Le développement à grande échelle de ces initiatives doit se faire en assurant à la population l’accessibilité financière de ces recours. Pour cela, il est important que le secteur public du domicile puisse être un acteur important et correctement réparti sur le territoire.
De façon plus générale, et parce que les seules solutions de renforcement de l’offre domiciliaire ne sera pas suffisante pour répondre à la pression démographique, la FHF estime nécessaire la création de 10.000 nouvelles « solutions » (places en Ehpad et dans les services à domicile) par an sur la durée du quinquennat.

Ces nouvelles solutions devront prendre en considération l’évolution des profils des futurs résidents en Ehpad. La FHF rappelle ainsi la nécessité de requalifier les Unité de soins de longue durée (USLD) pour leur donner plus de moyens. De même, il sera important de relancer un plan d’ouverture de PASA (pôle d’activités et de soins adaptés) et d’UHR (unité d’hébergement renforcé) afin de proposer l’accompagnement le plus adaptés aux résidents atteints de maladies neurodégénératives.

La troisième priorité est l’investissement dans la prévention.
Pour la FHF, la prévention de la perte d’autonomie, doit être vigoureusement amplifiée en faisant de l’amélioration de l’espérance de vie en bonne santé un objectif prioritaire. Cela passe tant par la prévention en population générale que celle en établissement médicosocial. Nous pouvons citer comme actions à mener :

  • Mise en place desrendez-vous réguliers de prévention, dès le moment du départ en retraite ;
  • Formation massive des professionnels à la prévention et diffusion des démarches de prévention dans l’ensemble des établissements et services ;
  • Octroi de moyens aux établissements médico-sociaux pour prévenir l’aggravation de la perte d’autonomie par la mise en place d’un « forfait prévention » pérenne.

Comment réformer le système de santé pour mieux prendre en charge le grand âge et la perte d’autonomie ?

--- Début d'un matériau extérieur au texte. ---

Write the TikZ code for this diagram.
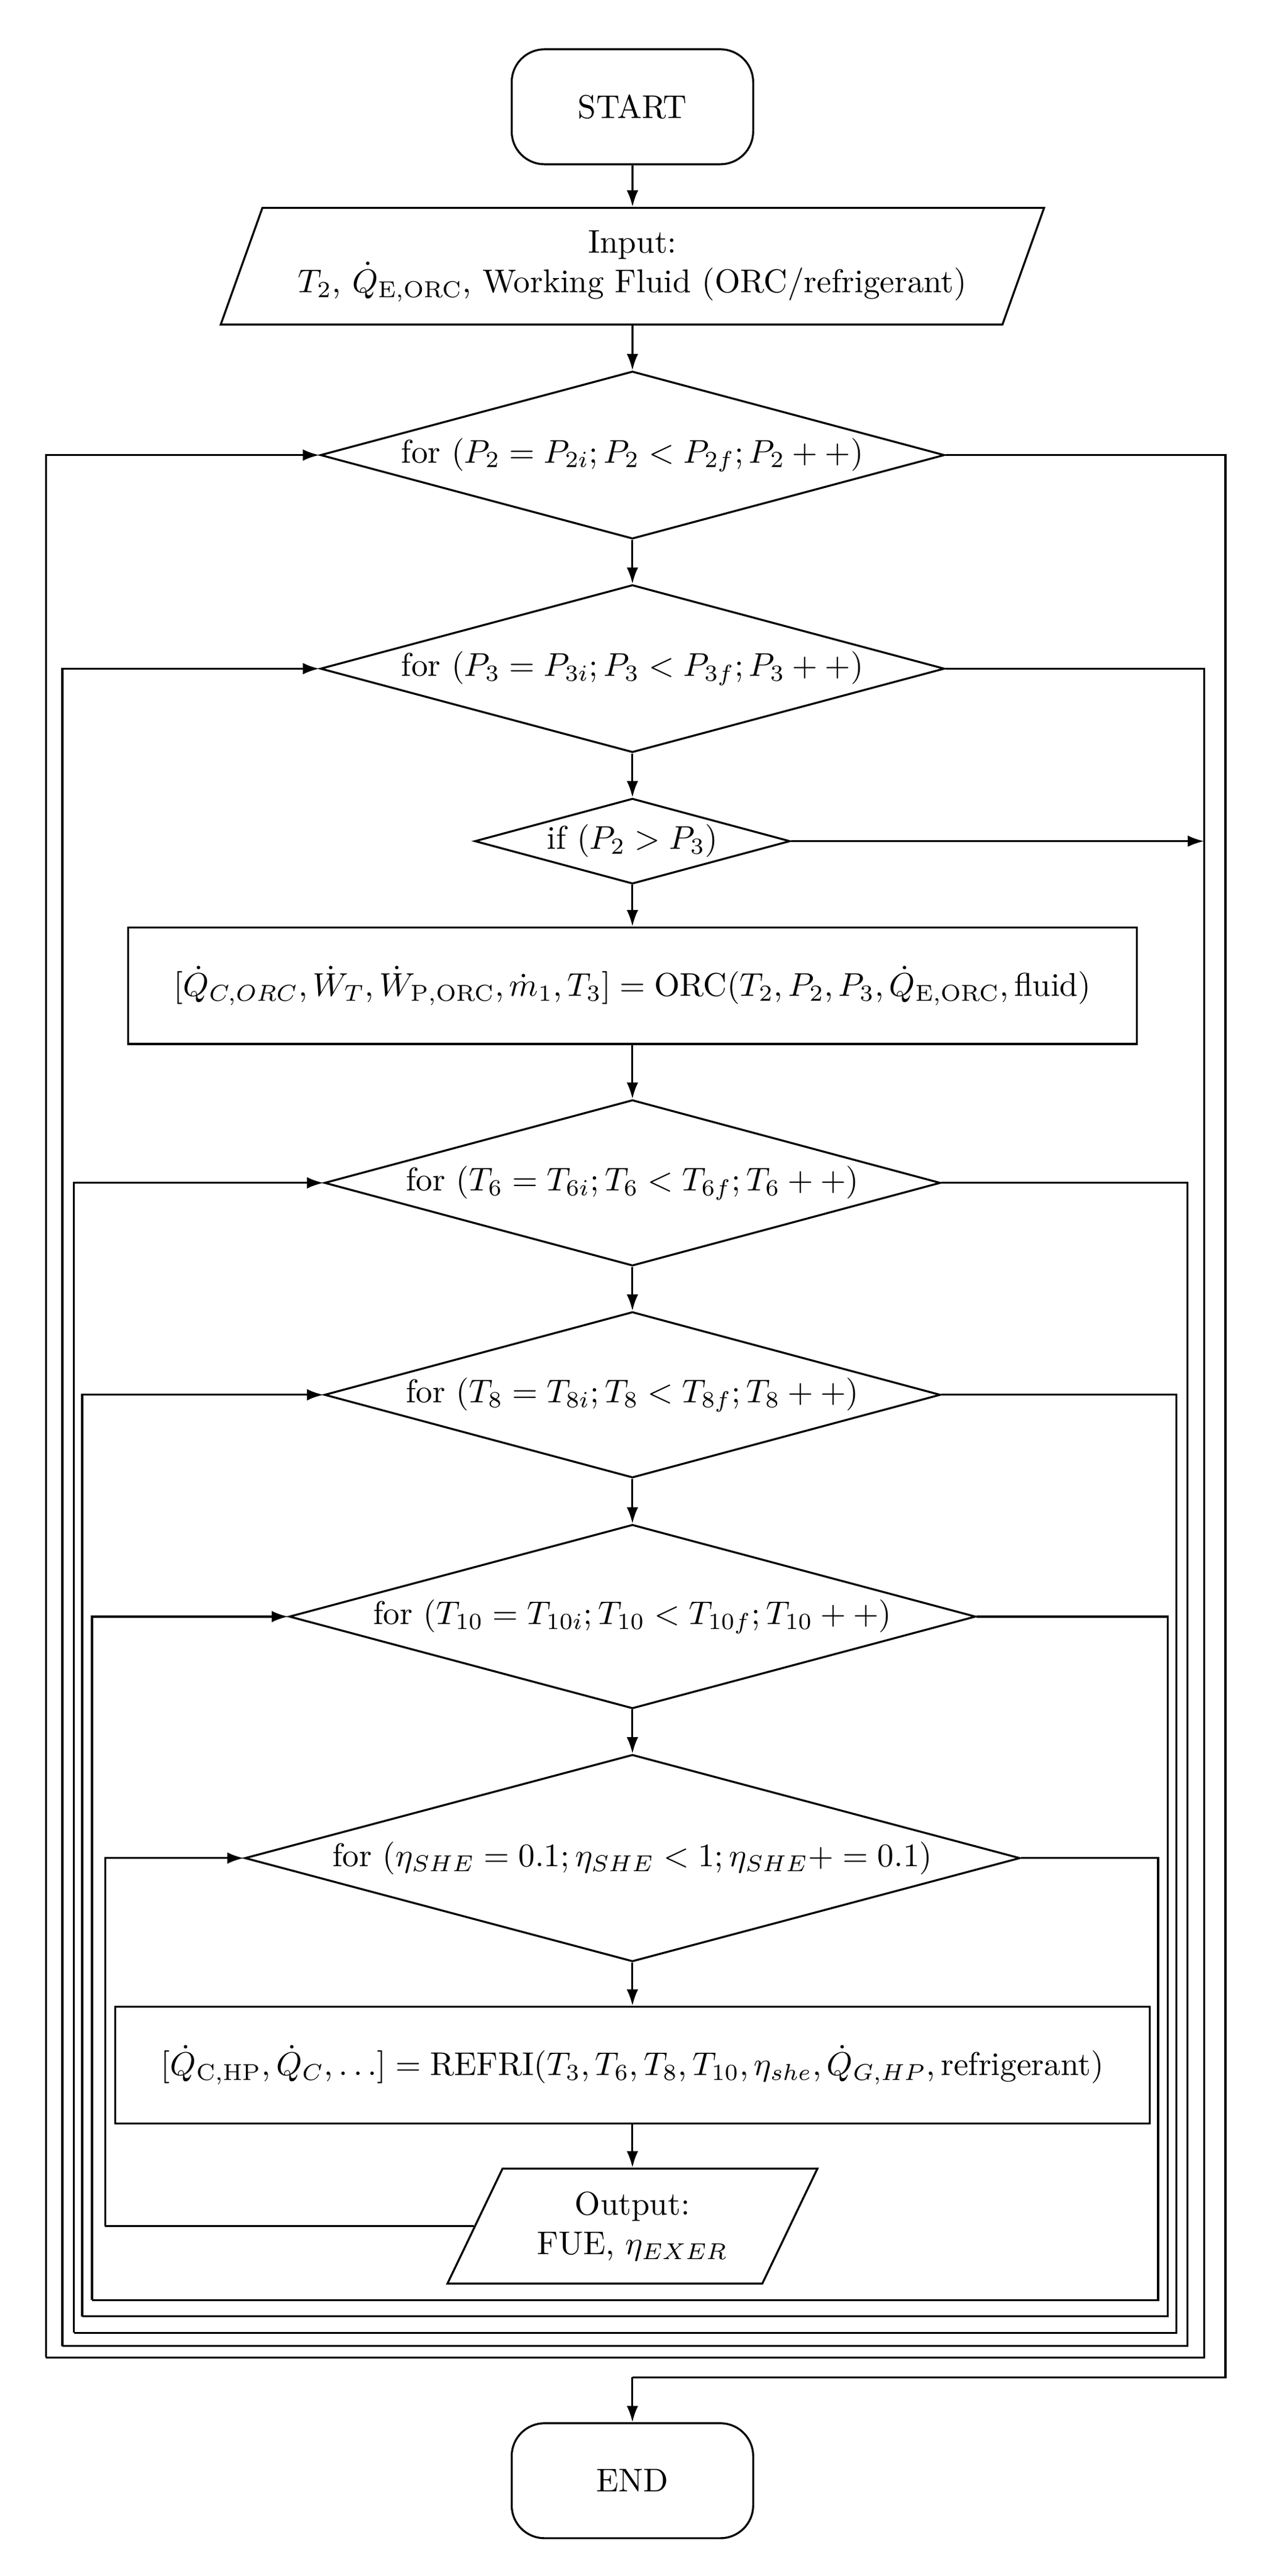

L’ensemble des priorités précédemment développées présuppose une adéquation des moyens.
Le montant estimé pour répondre efficacement aux enjeux du grand âge est de 10Mds€ à horizon 2030. Ces ressources nouvelles doivent être intégrées et pilotées par la branche autonomie et sa nouvelle caisse de sécurité sociale : la CNSA. Elles permettront le financement des nouvelles solutions d’accompagnement et le renforcement des effectifs.
En termes d’investissement, les besoins sont également nombreux. Si les mesures découlant du Ségur de la Santé et du plan France relance actuellement déployées permettent à environ 10% des établissements de se rénover, elles ne sauraient être suffisantes. Le rapport LIBAULT estime à 15Mds€ les besoins d’investissement pour rénover 150.000 places. C’est 10 fois le montant du plan d’investissement Ségur, lui-même déjà exceptionnel dans son niveau. L’Ehpad de demain doit répondre aux nouvelles attentes en termes de qualité hôtelière (suppression des chambres doubles, taux d’équipement des chambres avec douche de 100%) et se tourner vers l’avenir en investiguant de nouvelles solutions technologiques (télémédecine, etc.).
Tout l’enjeu est de donner les moyens aux établissements de se moderniser sans que les couts de cette modernisation ne soient entièrement répercutés aux usagers par des augmentations trop importantes des prix de journée. 
A côté de ces mesures d’investissement, la FHF défend une réforme des modes de tarification à travers la fusion des sections soins et dépendance des Ehpad. Si cette mesure peut sembler technique, elle permettrait en réalité aux établissements de ne dépendre plus que d’un seul tarificateur : les ARS.